I have been incredibly fortunate to live in major metropolitan areas, where diversity is not hard to come by.  I have worked in wonderfully diverse places, and at each one I have come up against my own privilege and prejudices that I would otherwise never have know were crowding my mind.  And, every single time I’ve had to stretch my mentality to accommodate a new truth based on that diversity, it has been ugly.

Why can’t I comment on the texture of your hair?  Why should I have to curtail my sense of humor for you?  Why do I have to learn a new pronoun?

Bottom line every time is that I can’t, shouldn’t, or must because it is a human being staring down the barrel of my verb, and my job is to do unto others as is my own entitled expectation of service.
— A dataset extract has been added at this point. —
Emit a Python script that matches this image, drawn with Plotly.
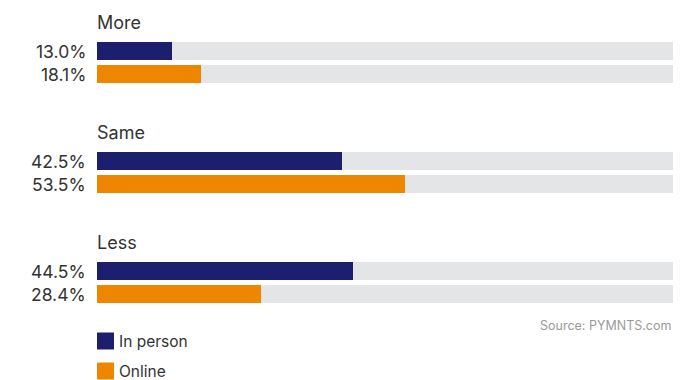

Because I don’t want you asking about my body.  Because I don’t think your rape jokes are funny.  Because I want you to respect my femininity.

Because it doesn’t cost me anything to treat you well and respect your wishes.

My internet social group is much more diverse than my IRL crew.  I am daily and eternally grateful to these people who challenge my blue-eyed view of the world.

If my worldview is a jungle, my friends are explorers, researchers, doctors, architects, engineers, and adventurers whacking through old growth and underbrush, smoothing out paths, clearing out space for new ideas until I suddenly find myself halfway down a super-highway of new philosophies, new empathies, and new love and respect for the diversity around me.

Like I said, it is always painful.  Growth is painful.  If, when you are working out, pain is weakness leaving your body, then when you are opening yourself to learn about new people outside your comfort zone, pain is small-mindedness leaving your heart.  If it’s hurting, it’s working.  You are being separated from ideologies that are so ingrained, it is like taking off a layer of skin.  That’s a good thing.

We’re all just people.  We’re all just trying to get by.  Imagine how much easier that would be if each of us was intent on making the road just a little smoother for the guy to the right.  Because, to the guy on the left, you’re the guy on the right.

While you are Passing Over, He is Risen-ing, Ridvaning, or just Spring-ing, take a look at the guy to your right.  Make his road a little easier to walk.